END OF QUOTE—————————————

Note: Joseph Fort Newton (1880–1950) was an American Protestant minister and a prominent Masonic author. Newton authored a number of Masonic books, including his best-known works, The Builders, published in 1914, and The Men’s House, published in 1923. Does anyone else sense the irony of a Mason speaking on the problems with “building walls” while finding fulfillment in the closed and often secretive society of Freemasonry? Hmm…

Perhaps there is some validity to Oscar Wilde’s words;  “Man is least himself when he talks in his own person. Give him a mask, and he will tell you the truth.”

How often have I desire to build a safe fortress and found I was locked into a self-made prison. There was a time when I thought strength meant building walls—thick ones. Emotional, relational, even spiritual walls. I thought they would keep me safe. But what they really did was isolate me, cut me off not just from others but from myself. I couldn’t breathe behind those bricks. Couldn’t feel. Couldn’t trust. And I mistook that numbness for safety.

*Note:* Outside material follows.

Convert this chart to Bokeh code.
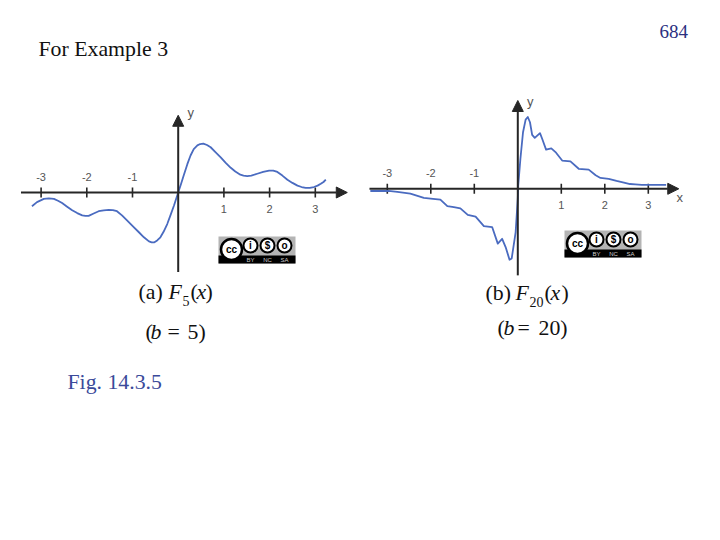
from bokeh.plotting import figure
from bokeh.models import Range1d, Arrow, NormalHead
from bokeh.core.properties import value
from bokeh.embed import file_html
from bokeh.resources import INLINE

# Panel (a): F5(x)
x5 = [-3.2,-3.09,-2.94,-2.83,-2.72,-2.63,-2.54,-2.43,-2.32,-2.21,-2.10,-2.03,-1.96,-1.85,-1.74,-1.63,-1.52,-1.43,-1.34,-1.23,-1.12,
      -0.99,-0.86,-0.75,-0.64,-0.58,-0.52,-0.46,-0.39,-0.32,-0.24,-0.17,-0.09,0,
      0.06,0.12,0.2,0.27,0.34,0.42,0.48,0.55,0.63,0.71,0.82,0.93,1.04,1.15,1.25,1.36,1.43,1.51,1.6,1.73,1.86,1.99,2.08,2.17,2.28,2.39,2.5,2.61,2.7,2.79,2.88,2.97,3.05,3.12,3.18,3.23]
y5 = [-0.30,-0.21,-0.14,-0.13,-0.14,-0.18,-0.23,-0.31,-0.39,-0.45,-0.50,-0.51,-0.51,-0.46,-0.41,-0.39,-0.38,-0.385,-0.41,-0.50,-0.61,
      -0.74,-0.87,-0.98,-1.07,-1.09,-1.09,-1.05,-0.98,-0.86,-0.69,-0.50,-0.28,0,
      0.18,0.37,0.62,0.81,0.95,1.03,1.06,1.07,1.04,0.99,0.88,0.77,0.65,0.54,0.46,0.39,0.37,0.36,0.37,0.41,0.45,0.48,0.48,0.45,0.37,0.28,0.21,0.15,0.12,0.10,0.10,0.12,0.15,0.19,0.23,0.28]
# Panel (b): F20(x)
x20 = [-3.39,-2.97,-2.77,-2.47,-2.16,-1.95,-1.78,-1.62,-1.47,-1.32,-1.15,-0.97,-0.78,-0.59,-0.46,-0.36,-0.28,-0.19,-0.14,-0.05,0,
       0.01,0.06,0.12,0.18,0.23,0.28,0.33,0.39,0.51,0.56,0.65,0.77,0.88,1.02,1.21,1.40,1.63,1.79,1.90,2.09,2.27,2.44,2.58,2.70,2.85,3.01,3.41]
y20 = [-0.05,-0.05,-0.07,-0.11,-0.21,-0.23,-0.25,-0.40,-0.42,-0.45,-0.60,-0.64,-0.86,-0.88,-1.26,-1.15,-1.34,-1.63,-1.60,-1.0,-0.22,
       0.08,0.69,1.30,1.59,1.65,1.53,1.24,1.17,1.28,1.15,0.90,0.93,0.83,0.65,0.63,0.46,0.44,0.31,0.25,0.23,0.18,0.14,0.11,0.10,0.09,0.09,0.09]
ticks = [-3, -2, -1, 1, 2, 3]
tick_labels = ["-3", "-2", "-1", "1", "2", "3"]

W, H = 704, 524
p = figure(width=W, height=H, output_backend="svg", toolbar_location=None,
           x_range=Range1d(0, W), y_range=Range1d(H, 0),
           x_axis_location=None, y_axis_location=None, min_border=0,
           outline_line_color=None, background_fill_color="white", border_fill_color="white")
p.grid.visible = False

BLUE = "#4a6bc0"
AX = "#262626"
GR = "#555555"


def panel(name, x0, y0, unit, xs, ys, xlim, ylim, ylab_y, xlabel):
    p.extra_x_ranges[name] = Range1d((0 - x0) / unit, (W - x0) / unit)
    p.extra_y_ranges[name] = Range1d((y0 - H) / unit, (y0 - 0) / unit)
    kw = dict(x_range_name=name, y_range_name=name)
    for start, end in [((xlim[0], 0), (xlim[1], 0)), ((0, ylim[0]), (0, ylim[1]))]:
        p.add_layout(Arrow(x_start=start[0], y_start=start[1], x_end=end[0], y_end=end[1],
                           line_color=AX, line_width=2,
                           end=NormalHead(size=11, fill_color=AX, line_color=AX), **kw))
    tk = 5 / unit
    p.segment(ticks, [-tk] * 6, ticks, [tk] * 6, line_color=AX, line_width=1.6, **kw)
    p.line(xs, ys, line_color=BLUE, line_width=1.8, line_join="round", **kw)
    neg = [t for t in ticks if t < 0]
    pos = [t for t in ticks if t > 0]
    font = value("Liberation Sans")
    p.text(neg, [15.5 / unit] * 3, text=[tick_labels[ticks.index(t)] for t in neg], text_font=font,
           text_font_size="11px", text_color=GR, text_align="center", text_baseline="middle", **kw)
    p.text(pos, [-16 / unit] * 3, text=[tick_labels[ticks.index(t)] for t in pos], text_font=font,
           text_font_size="11px", text_color=GR, text_align="center", text_baseline="middle", **kw)
    p.text([12.5 / unit], [ylab_y], text=["y"], text_font=font, text_font_size="13px",
           text_color=GR, text_align="center", text_baseline="middle", **kw)
    if xlabel:
        p.text([xlim[1] + 1 / unit], [-8.4 / unit], text=[xlabel], text_font=font, text_font_size="13px",
               text_color=GR, text_align="center", text_baseline="middle", **kw)


panel("a", 177.7, 192.0, 45.7, x5, y5, (-3.44, 3.70), (-1.74, 1.69), 1.757, "")
panel("b", 517.3, 188.3, 43.5, x20, y20, (-3.41, 3.70), (-1.99, 2.03), 2.01, "x")


def badge(bx, by):
    p.quad(left=[bx], right=[bx + 77], top=[by], bottom=[by + 27], fill_color="#b4b4b4", line_color=None)
    p.quad(left=[bx], right=[bx + 77], top=[by + 19], bottom=[by + 27], fill_color="#000000", line_color=None)
    p.scatter([bx + 13], [by + 13], size=21, marker="circle", fill_color="white", line_color="#000000", line_width=2.5)
    p.text([bx + 13], [by + 13], text=["cc"], text_font=value("Liberation Sans"), text_font_style="bold",
           text_font_size="10px", text_color="#000000", text_align="center", text_baseline="middle")
    for dx, s, lab in [(32, "i", "BY"), (49, "$", "NC"), (66, "o", "SA")]:
        p.scatter([bx + dx], [by + 9], size=14, marker="circle", fill_color="white",
                  line_color="#000000", line_width=2)
        p.text([bx + dx], [by + 9], text=[s], text_font=value("Liberation Sans"), text_font_style="bold",
               text_font_size="10px", text_color="#000000", text_align="center", text_baseline="middle")
        p.text([bx + dx], [by + 23], text=[lab], text_font=value("Liberation Sans"),
               text_font_size="6px", text_color="#cccccc", text_align="center", text_baseline="middle")


badge(218, 236)
badge(564, 230)


def t(x, y, s, size=21.8, color="#111111", style="normal"):
    p.text([x], [y - 0.33 * size], text=[s], text_font=value("Liberation Serif"), text_font_size=f"{size}px",
           text_font_style=style, text_color=color, text_align="left", text_baseline="alphabetic")


t(659, 37, "684", 19, "#2b2f7f")
t(38, 56, "For Example 3")
t(67, 389, "Fig. 14.3.5", 21.8, "#3a4a9a")
t(138, 299, "(a)")
t(168, 299, "F", style="italic")
t(182, 305, "5", 14)
t(190, 299, "(")
t(196, 299, "x", style="italic")
t(205, 299, ")")
t(145, 339, "(")
t(150, 339, "b", style="italic")
t(167, 339, "=")
t(187, 339, "5)")
t(485, 300, "(b)")
t(515, 300, "F", style="italic")
t(529, 306, "20", 14)
t(544, 300, "(")
t(550, 300, "x", style="italic")
t(561, 300, ")")
t(497, 335, "(")
t(503, 335, "b", style="italic")
t(517, 335, "=")
t(538, 335, "20)")

open("out.html", "w").write(file_html(p, INLINE))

Al-Anon helped me see another way. It didn’t tear the walls down for me—it showed me the door. The path to boundaries instead of barricades. I can see that boundaries are different. They’re alive. They breathe with me. They give me the dignity of choice: how open I want to be, how much to let in, how much to let go. Boundaries don’t shut down connection; they make it possible.

Learning to say “No” without rage or shame has changed my relationships—and not just with others. My relationship with myself has opened. I don’t have to punish others to protect myself, and I don’t have to punish myself to keep others close. That’s grace in action.

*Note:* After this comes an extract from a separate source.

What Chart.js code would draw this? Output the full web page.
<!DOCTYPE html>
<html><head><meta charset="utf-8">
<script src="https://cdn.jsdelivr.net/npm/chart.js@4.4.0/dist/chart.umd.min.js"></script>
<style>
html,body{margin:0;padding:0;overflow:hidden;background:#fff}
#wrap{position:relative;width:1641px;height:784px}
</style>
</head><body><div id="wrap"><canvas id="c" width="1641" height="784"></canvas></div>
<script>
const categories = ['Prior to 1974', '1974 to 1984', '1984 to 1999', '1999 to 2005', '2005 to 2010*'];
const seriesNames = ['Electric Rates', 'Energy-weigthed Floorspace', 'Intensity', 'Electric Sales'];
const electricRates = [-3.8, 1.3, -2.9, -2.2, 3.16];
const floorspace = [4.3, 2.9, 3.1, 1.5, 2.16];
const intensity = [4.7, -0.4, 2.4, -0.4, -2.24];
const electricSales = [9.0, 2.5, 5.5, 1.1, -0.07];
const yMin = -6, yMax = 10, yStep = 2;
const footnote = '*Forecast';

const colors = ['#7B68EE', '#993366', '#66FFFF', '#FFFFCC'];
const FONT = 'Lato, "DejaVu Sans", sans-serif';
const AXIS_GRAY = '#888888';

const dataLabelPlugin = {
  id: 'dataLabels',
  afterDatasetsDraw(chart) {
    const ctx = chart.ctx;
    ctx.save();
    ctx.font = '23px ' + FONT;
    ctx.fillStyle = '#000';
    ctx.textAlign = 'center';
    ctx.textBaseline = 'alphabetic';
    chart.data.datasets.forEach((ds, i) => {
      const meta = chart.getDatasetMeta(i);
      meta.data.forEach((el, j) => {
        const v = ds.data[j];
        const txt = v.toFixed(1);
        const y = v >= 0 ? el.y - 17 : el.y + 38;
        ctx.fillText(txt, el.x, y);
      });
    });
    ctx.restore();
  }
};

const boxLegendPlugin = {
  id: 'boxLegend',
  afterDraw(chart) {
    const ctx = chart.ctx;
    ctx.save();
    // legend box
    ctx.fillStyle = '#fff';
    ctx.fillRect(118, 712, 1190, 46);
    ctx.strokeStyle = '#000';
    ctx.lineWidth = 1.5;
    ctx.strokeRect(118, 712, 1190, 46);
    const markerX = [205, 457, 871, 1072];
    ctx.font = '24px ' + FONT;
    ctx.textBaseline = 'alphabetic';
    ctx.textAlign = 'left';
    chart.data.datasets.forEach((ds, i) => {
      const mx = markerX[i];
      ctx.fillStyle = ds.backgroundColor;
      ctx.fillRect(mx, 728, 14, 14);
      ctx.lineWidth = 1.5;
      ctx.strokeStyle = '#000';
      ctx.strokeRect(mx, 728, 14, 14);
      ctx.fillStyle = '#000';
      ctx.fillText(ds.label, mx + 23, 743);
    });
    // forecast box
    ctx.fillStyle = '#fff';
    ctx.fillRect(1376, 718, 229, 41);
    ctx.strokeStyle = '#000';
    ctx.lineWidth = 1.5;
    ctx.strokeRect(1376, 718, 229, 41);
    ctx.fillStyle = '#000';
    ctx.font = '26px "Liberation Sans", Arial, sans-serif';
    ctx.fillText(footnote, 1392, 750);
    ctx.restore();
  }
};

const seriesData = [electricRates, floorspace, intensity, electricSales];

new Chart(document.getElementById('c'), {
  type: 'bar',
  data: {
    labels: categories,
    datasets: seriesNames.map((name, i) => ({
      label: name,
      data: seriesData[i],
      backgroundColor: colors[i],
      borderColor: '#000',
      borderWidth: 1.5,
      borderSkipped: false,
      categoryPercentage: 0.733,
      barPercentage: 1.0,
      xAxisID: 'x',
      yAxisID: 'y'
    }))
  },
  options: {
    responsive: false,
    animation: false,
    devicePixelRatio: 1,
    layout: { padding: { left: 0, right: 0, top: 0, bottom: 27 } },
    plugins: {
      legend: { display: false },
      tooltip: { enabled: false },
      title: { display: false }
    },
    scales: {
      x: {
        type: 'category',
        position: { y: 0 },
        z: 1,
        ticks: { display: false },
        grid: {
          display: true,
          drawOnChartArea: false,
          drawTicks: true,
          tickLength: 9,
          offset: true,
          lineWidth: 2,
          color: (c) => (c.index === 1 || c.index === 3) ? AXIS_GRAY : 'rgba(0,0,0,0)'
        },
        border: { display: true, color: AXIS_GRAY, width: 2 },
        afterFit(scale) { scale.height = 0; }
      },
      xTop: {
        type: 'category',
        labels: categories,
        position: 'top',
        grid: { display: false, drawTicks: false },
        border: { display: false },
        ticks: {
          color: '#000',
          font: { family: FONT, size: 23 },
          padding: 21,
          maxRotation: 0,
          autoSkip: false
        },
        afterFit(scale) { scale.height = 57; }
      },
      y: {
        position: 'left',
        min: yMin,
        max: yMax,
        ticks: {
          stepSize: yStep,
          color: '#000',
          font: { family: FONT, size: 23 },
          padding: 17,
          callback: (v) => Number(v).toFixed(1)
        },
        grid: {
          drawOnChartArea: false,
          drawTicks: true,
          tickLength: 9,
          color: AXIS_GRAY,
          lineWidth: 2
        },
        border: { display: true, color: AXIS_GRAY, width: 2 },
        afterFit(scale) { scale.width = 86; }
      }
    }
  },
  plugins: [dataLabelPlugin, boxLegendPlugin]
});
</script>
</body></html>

I agree that there is hard earned wisdom in the Twelve Traditions. They can model what healthy boundaries look like in community. They’re not there to limit love—they’re there to hold it. In the same way, when I honor my personal boundaries, I’m not making myself smaller. I’m making space for who I really am to grow. I’m not building a fortress. I’m building a home.

Today, I live protected—not walled in.